======== Collected material ========
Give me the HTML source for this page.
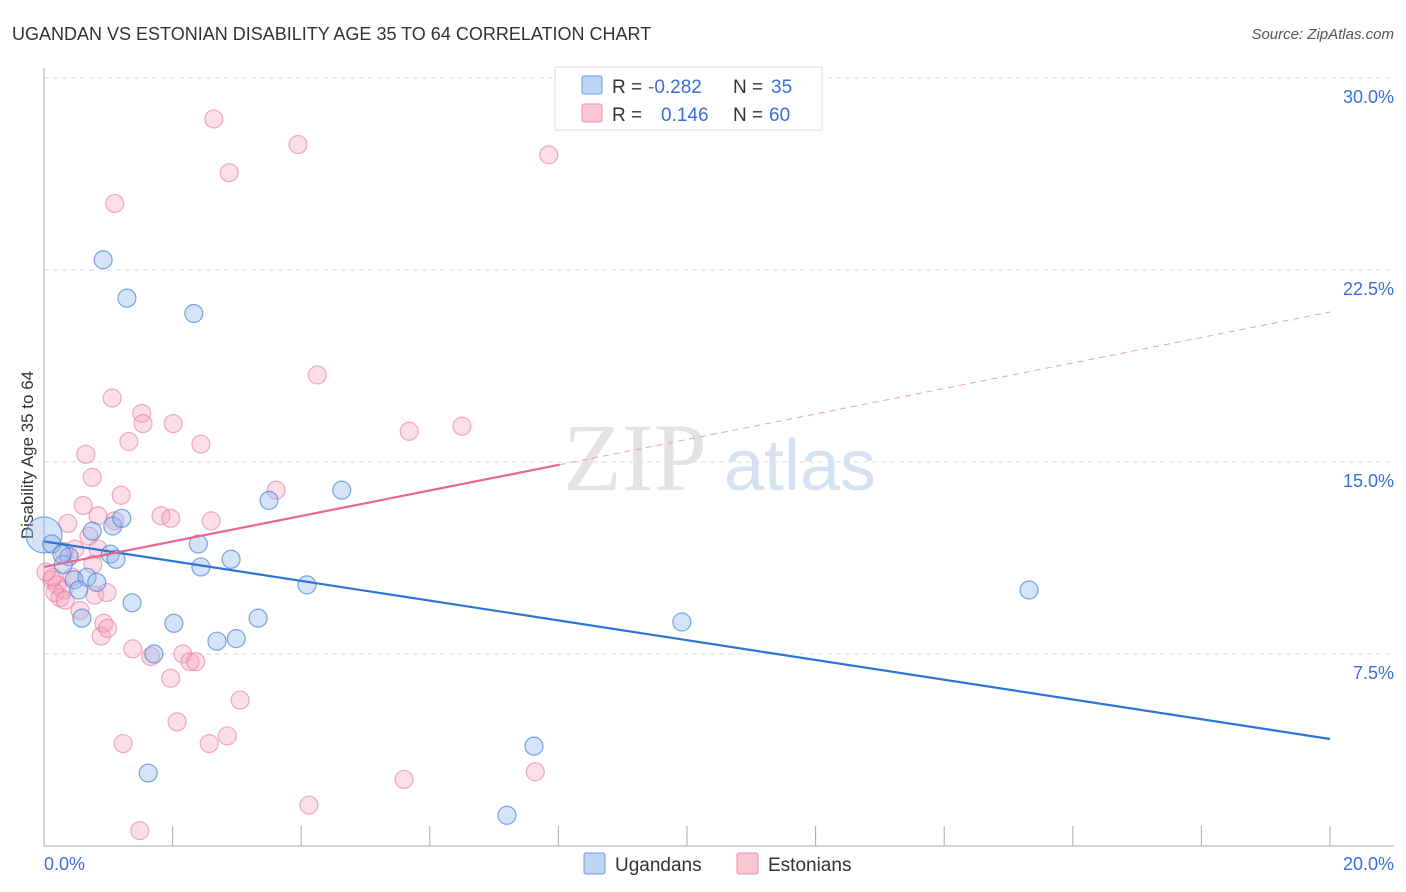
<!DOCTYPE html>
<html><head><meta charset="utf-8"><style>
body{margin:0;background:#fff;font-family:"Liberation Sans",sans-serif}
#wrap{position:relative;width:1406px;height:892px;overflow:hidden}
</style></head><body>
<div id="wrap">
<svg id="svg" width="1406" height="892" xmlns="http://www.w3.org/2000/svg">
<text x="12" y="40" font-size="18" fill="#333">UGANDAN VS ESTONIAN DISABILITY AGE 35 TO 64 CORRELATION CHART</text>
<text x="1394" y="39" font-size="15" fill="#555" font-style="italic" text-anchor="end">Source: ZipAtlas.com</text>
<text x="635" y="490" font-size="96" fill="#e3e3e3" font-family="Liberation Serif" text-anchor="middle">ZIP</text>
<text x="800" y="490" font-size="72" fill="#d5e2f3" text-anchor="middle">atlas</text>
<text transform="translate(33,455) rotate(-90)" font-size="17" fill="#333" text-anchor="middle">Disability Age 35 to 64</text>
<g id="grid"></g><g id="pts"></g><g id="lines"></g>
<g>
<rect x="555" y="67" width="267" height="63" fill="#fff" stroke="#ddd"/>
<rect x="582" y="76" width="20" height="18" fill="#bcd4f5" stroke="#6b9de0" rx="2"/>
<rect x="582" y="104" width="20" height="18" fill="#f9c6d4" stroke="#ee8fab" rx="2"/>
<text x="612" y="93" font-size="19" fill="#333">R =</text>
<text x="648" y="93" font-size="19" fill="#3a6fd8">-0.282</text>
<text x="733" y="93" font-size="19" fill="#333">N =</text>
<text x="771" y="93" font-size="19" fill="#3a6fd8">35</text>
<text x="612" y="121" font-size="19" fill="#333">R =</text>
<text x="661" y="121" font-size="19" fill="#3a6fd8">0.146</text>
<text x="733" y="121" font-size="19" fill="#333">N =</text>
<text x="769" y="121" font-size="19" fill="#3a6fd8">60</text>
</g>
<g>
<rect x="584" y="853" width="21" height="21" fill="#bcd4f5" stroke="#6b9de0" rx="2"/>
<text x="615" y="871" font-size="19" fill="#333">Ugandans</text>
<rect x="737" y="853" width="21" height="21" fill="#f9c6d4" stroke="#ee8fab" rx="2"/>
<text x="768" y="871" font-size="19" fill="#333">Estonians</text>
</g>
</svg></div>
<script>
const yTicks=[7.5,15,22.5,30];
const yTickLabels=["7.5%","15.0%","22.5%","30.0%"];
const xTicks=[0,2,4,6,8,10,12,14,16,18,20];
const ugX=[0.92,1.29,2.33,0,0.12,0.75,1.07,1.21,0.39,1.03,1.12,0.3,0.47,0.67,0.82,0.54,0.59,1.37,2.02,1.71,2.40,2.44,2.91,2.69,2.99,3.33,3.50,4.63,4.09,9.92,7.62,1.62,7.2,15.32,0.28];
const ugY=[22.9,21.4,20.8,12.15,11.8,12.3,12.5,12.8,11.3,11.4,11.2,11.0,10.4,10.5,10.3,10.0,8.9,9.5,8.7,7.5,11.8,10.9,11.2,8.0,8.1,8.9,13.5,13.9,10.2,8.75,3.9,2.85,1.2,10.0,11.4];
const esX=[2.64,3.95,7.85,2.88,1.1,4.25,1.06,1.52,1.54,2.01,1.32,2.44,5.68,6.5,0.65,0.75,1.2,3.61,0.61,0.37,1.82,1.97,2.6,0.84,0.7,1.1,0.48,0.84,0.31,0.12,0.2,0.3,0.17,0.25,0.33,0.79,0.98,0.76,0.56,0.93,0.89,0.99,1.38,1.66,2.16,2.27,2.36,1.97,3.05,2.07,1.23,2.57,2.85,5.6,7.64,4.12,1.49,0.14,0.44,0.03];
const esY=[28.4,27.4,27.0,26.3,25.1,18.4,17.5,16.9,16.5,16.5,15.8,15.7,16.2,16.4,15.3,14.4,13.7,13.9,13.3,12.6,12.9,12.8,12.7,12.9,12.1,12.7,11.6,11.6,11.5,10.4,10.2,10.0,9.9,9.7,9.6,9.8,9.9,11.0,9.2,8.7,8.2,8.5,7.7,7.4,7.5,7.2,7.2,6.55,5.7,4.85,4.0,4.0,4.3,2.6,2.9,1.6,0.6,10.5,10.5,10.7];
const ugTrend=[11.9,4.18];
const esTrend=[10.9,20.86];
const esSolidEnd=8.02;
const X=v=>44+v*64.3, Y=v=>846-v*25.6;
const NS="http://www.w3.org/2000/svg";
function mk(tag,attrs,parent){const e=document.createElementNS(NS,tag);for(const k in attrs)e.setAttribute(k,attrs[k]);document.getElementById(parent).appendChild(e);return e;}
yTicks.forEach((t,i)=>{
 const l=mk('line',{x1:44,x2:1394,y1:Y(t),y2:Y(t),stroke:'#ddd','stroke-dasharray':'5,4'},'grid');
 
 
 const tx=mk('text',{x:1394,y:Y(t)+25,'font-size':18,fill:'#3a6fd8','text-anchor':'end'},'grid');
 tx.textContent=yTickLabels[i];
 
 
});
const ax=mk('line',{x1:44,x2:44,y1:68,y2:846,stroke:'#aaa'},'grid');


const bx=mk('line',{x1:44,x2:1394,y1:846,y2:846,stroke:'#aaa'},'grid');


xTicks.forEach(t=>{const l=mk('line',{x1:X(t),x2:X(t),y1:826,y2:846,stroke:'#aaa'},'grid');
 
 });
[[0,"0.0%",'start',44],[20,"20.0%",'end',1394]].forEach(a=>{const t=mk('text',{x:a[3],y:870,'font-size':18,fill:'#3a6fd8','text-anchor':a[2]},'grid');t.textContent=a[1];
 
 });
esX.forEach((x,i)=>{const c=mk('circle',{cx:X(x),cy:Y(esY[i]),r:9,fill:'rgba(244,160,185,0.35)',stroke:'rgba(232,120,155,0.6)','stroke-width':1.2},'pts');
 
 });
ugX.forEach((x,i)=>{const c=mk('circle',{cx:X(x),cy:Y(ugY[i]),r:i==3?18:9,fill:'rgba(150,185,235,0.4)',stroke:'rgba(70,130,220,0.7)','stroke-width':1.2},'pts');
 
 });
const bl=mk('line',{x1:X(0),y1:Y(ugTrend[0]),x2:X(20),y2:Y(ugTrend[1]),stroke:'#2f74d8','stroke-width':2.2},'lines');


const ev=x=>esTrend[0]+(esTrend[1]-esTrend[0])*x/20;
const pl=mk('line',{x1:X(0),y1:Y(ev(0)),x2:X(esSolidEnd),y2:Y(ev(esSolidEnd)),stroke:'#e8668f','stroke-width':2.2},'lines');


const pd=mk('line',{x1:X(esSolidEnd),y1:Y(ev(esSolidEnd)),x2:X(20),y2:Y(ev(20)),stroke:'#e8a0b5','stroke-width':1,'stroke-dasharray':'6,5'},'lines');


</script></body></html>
========
== What you have to do ==
Without the pictures, write out the whole listing above exactly as it appears.

== Result of this exercise ==
Give me the HTML source for this page.
<!DOCTYPE html>
<html><head><meta charset="utf-8"><style>
body{margin:0;background:#fff;font-family:"Liberation Sans",sans-serif}
#wrap{position:relative;width:1406px;height:892px;overflow:hidden}
</style></head><body>
<div id="wrap">
<svg id="svg" width="1406" height="892" xmlns="http://www.w3.org/2000/svg">
<text x="12" y="40" font-size="18" fill="#333">UGANDAN VS ESTONIAN DISABILITY AGE 35 TO 64 CORRELATION CHART</text>
<text x="1394" y="39" font-size="15" fill="#555" font-style="italic" text-anchor="end">Source: ZipAtlas.com</text>
<text x="635" y="490" font-size="96" fill="#e3e3e3" font-family="Liberation Serif" text-anchor="middle">ZIP</text>
<text x="800" y="490" font-size="72" fill="#d5e2f3" text-anchor="middle">atlas</text>
<text transform="translate(33,455) rotate(-90)" font-size="17" fill="#333" text-anchor="middle">Disability Age 35 to 64</text>
<g id="grid"></g><g id="pts"></g><g id="lines"></g>
<g>
<rect x="555" y="67" width="267" height="63" fill="#fff" stroke="#ddd"/>
<rect x="582" y="76" width="20" height="18" fill="#bcd4f5" stroke="#6b9de0" rx="2"/>
<rect x="582" y="104" width="20" height="18" fill="#f9c6d4" stroke="#ee8fab" rx="2"/>
<text x="612" y="93" font-size="19" fill="#333">R =</text>
<text x="648" y="93" font-size="19" fill="#3a6fd8">-0.282</text>
<text x="733" y="93" font-size="19" fill="#333">N =</text>
<text x="771" y="93" font-size="19" fill="#3a6fd8">35</text>
<text x="612" y="121" font-size="19" fill="#333">R =</text>
<text x="661" y="121" font-size="19" fill="#3a6fd8">0.146</text>
<text x="733" y="121" font-size="19" fill="#333">N =</text>
<text x="769" y="121" font-size="19" fill="#3a6fd8">60</text>
</g>
<g>
<rect x="584" y="853" width="21" height="21" fill="#bcd4f5" stroke="#6b9de0" rx="2"/>
<text x="615" y="871" font-size="19" fill="#333">Ugandans</text>
<rect x="737" y="853" width="21" height="21" fill="#f9c6d4" stroke="#ee8fab" rx="2"/>
<text x="768" y="871" font-size="19" fill="#333">Estonians</text>
</g>
</svg></div>
<script>
const yTicks=[7.5,15,22.5,30];
const yTickLabels=["7.5%","15.0%","22.5%","30.0%"];
const xTicks=[0,2,4,6,8,10,12,14,16,18,20];
const ugX=[0.92,1.29,2.33,0,0.12,0.75,1.07,1.21,0.39,1.03,1.12,0.3,0.47,0.67,0.82,0.54,0.59,1.37,2.02,1.71,2.40,2.44,2.91,2.69,2.99,3.33,3.50,4.63,4.09,9.92,7.62,1.62,7.2,15.32,0.28];
const ugY=[22.9,21.4,20.8,12.15,11.8,12.3,12.5,12.8,11.3,11.4,11.2,11.0,10.4,10.5,10.3,10.0,8.9,9.5,8.7,7.5,11.8,10.9,11.2,8.0,8.1,8.9,13.5,13.9,10.2,8.75,3.9,2.85,1.2,10.0,11.4];
const esX=[2.64,3.95,7.85,2.88,1.1,4.25,1.06,1.52,1.54,2.01,1.32,2.44,5.68,6.5,0.65,0.75,1.2,3.61,0.61,0.37,1.82,1.97,2.6,0.84,0.7,1.1,0.48,0.84,0.31,0.12,0.2,0.3,0.17,0.25,0.33,0.79,0.98,0.76,0.56,0.93,0.89,0.99,1.38,1.66,2.16,2.27,2.36,1.97,3.05,2.07,1.23,2.57,2.85,5.6,7.64,4.12,1.49,0.14,0.44,0.03];
const esY=[28.4,27.4,27.0,26.3,25.1,18.4,17.5,16.9,16.5,16.5,15.8,15.7,16.2,16.4,15.3,14.4,13.7,13.9,13.3,12.6,12.9,12.8,12.7,12.9,12.1,12.7,11.6,11.6,11.5,10.4,10.2,10.0,9.9,9.7,9.6,9.8,9.9,11.0,9.2,8.7,8.2,8.5,7.7,7.4,7.5,7.2,7.2,6.55,5.7,4.85,4.0,4.0,4.3,2.6,2.9,1.6,0.6,10.5,10.5,10.7];
const ugTrend=[11.9,4.18];
const esTrend=[10.9,20.86];
const esSolidEnd=8.02;
const X=v=>44+v*64.3, Y=v=>846-v*25.6;
const NS="http://www.w3.org/2000/svg";
function mk(tag,attrs,parent){const e=document.createElementNS(NS,tag);for(const k in attrs)e.setAttribute(k,attrs[k]);document.getElementById(parent).appendChild(e);return e;}
yTicks.forEach((t,i)=>{
 const l=mk('line',{x1:44,x2:1394,y1:Y(t),y2:Y(t),stroke:'#ddd','stroke-dasharray':'5,4'},'grid');
 
 
 const tx=mk('text',{x:1394,y:Y(t)+25,'font-size':18,fill:'#3a6fd8','text-anchor':'end'},'grid');
 tx.textContent=yTickLabels[i];
 
 
});
const ax=mk('line',{x1:44,x2:44,y1:68,y2:846,stroke:'#aaa'},'grid');


const bx=mk('line',{x1:44,x2:1394,y1:846,y2:846,stroke:'#aaa'},'grid');


xTicks.forEach(t=>{const l=mk('line',{x1:X(t),x2:X(t),y1:826,y2:846,stroke:'#aaa'},'grid');
 
 });
[[0,"0.0%",'start',44],[20,"20.0%",'end',1394]].forEach(a=>{const t=mk('text',{x:a[3],y:870,'font-size':18,fill:'#3a6fd8','text-anchor':a[2]},'grid');t.textContent=a[1];
 
 });
esX.forEach((x,i)=>{const c=mk('circle',{cx:X(x),cy:Y(esY[i]),r:9,fill:'rgba(244,160,185,0.35)',stroke:'rgba(232,120,155,0.6)','stroke-width':1.2},'pts');
 
 });
ugX.forEach((x,i)=>{const c=mk('circle',{cx:X(x),cy:Y(ugY[i]),r:i==3?18:9,fill:'rgba(150,185,235,0.4)',stroke:'rgba(70,130,220,0.7)','stroke-width':1.2},'pts');
 
 });
const bl=mk('line',{x1:X(0),y1:Y(ugTrend[0]),x2:X(20),y2:Y(ugTrend[1]),stroke:'#2f74d8','stroke-width':2.2},'lines');


const ev=x=>esTrend[0]+(esTrend[1]-esTrend[0])*x/20;
const pl=mk('line',{x1:X(0),y1:Y(ev(0)),x2:X(esSolidEnd),y2:Y(ev(esSolidEnd)),stroke:'#e8668f','stroke-width':2.2},'lines');


const pd=mk('line',{x1:X(esSolidEnd),y1:Y(ev(esSolidEnd)),x2:X(20),y2:Y(ev(20)),stroke:'#e8a0b5','stroke-width':1,'stroke-dasharray':'6,5'},'lines');


</script></body></html>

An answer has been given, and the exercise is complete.